22 novembre 2011

Trentinità e discese ardite

Angelo Peretti
Ha fatto discutere, qui e anche altrove, un mio intervento di qualche giorno fa sulla trentinità del vino. In estrema sintesi, dicevo che la mia impressione è che i vignaioli trentini, pur avversando le scelte massive della cooperazione locale, ne abbiano in realtà di fatto sposato la linea filosofica, che è più fondata sulla qualità enologica - che è oggettivamente alta - che non sulla ricerca identitaria, che non sulla trentinità, appunto. Solo un'impressione, sia chiaro, ma mi pareva giusto esprimerla, e mi pare che, come ho detto, se ne sia parlato.
Ora, dovrei invece dire cos'è che vorrei trovarci in un vino trentino per poterlo riconoscere come tale. La risposta è che non ho una risposta. Nel senso che prima dovrei meglio approfondire, e magari passare qualche frequente e bella ora intorno a un tavolo stappando bottiglie - mica solo trentine - coi vignaioli tridentini, parlando e conversando - e parlando mica solo di vino, ché la cultura del terroir non è, appunto, solo vinicola ed enologica, ma è prima di tutto umanistica e umana - e chissà che non ci sia occasione di cominciare a confrontarsi davanti a una serie di bicchieri.
Detto questo, però, e rischiando per passare per velleitario e forse anche per visionario, butto lì che in un vino trentino mi piacerebbe trovarci quella frase che cantava Lucio Battisti. La canzone era "Io vorrei... Non vorrei... Ma se vuoi..." e mi strapiace quando evoca "le discese ardite e le risalite ". Ecco, è così che me l'immagino un vino trentino ideale, e cioè fatto di discese ardite e di risalite e anche di "verdi terre", che è un'altra citazione della stessa canzone. Perché il Trentino è così: ha montagne e cime e valli e fiumi e verde. Dunque, il vino trentino vorrei che gli somigliasse, in qualche modo, e che dunque portasse dentro alla bottiglia una qualche idea della dinamicità geografica del territorio di cui è figlio. Ma questa dinamicità dovrebbe non essere "solo" quella di una vallata o di un tal territorio o di un certo vitigno, ma piuttosto la sognerei come qualche cosa di comune e trasversale a tutte le zone e a tutti i vitigni della provincia. Prescindendo anzi dalla zona e dal vitigno. Un filo conduttore che mi faccia immediatamente percepire che quello che ho nel bicchiere è un vino trentino e può essere solo un vino trentino.
Detto così so che è criptico. E me li vedo quelli che scuotono la testa. Allora faccio un esempio, e magari più avanti ne farò altri, proponendo vini che questa dinamica del Trentino me l'abbiano evocata.
Il primo esempio è un rosso del 2008, un Merlot, il Rocol di Borgo dei Posseri.
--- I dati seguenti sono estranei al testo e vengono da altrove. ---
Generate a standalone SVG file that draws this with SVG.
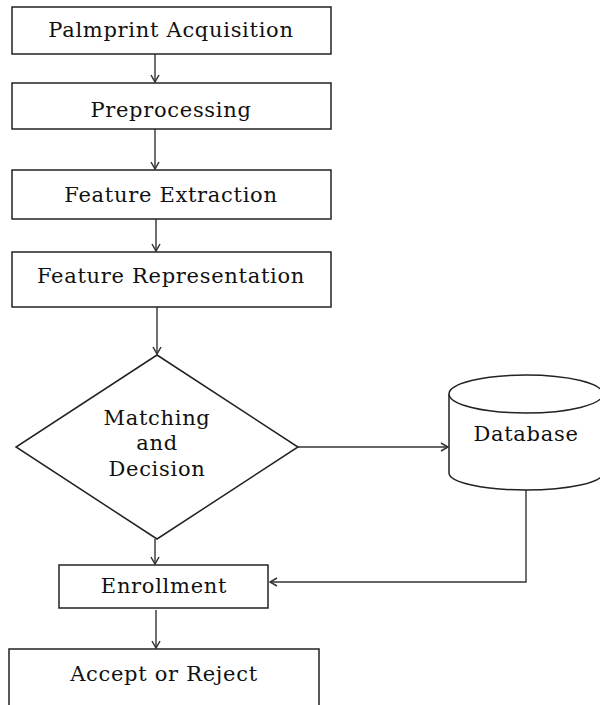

Ecco, questo qui è a mio avviso un vino che "sa" di trentinità, o almeno di quella parvenza di idea di trentinità vinicola che vado cercando. Un vino dinamico. Il vino dell'annata precedente, quella del 2007, era descritto da Slow Wine come "un Merlot atipico". Vero, verissimo, se lo prendiamo come Merlot e lo confrontiamo con gli altri Merlot italici, densi di frutto concentrato e morbidi come il velluto, questo è un Merlot atipico. Ma se lo vediamo invece come un rosso trentino (a prescindere che sia fatto col merlot), be', allora per me è proprio tipico. Perché ha dinamicità ed è anzi un continuo e intrigante saliscendi di frutto mai saturo e di spezia e di freschezza. Ha discese ardite e risalite, insomma. Ed è trentino, dunque, almeno per me.
Vigneti delle Dolomiti Merlot Rocolo 2008 Borgo dei Posseri
Tre lieti faccini :-) :-) :-)

1 commento:

  1. chi ci crede e non lo sbandiera, colpisce. e lascia una traccia. chiamala se vuoi anima. vai martin ( e margherita) che il bere e' quello giusto. buoni pensieri. non solo con l'a-merlot.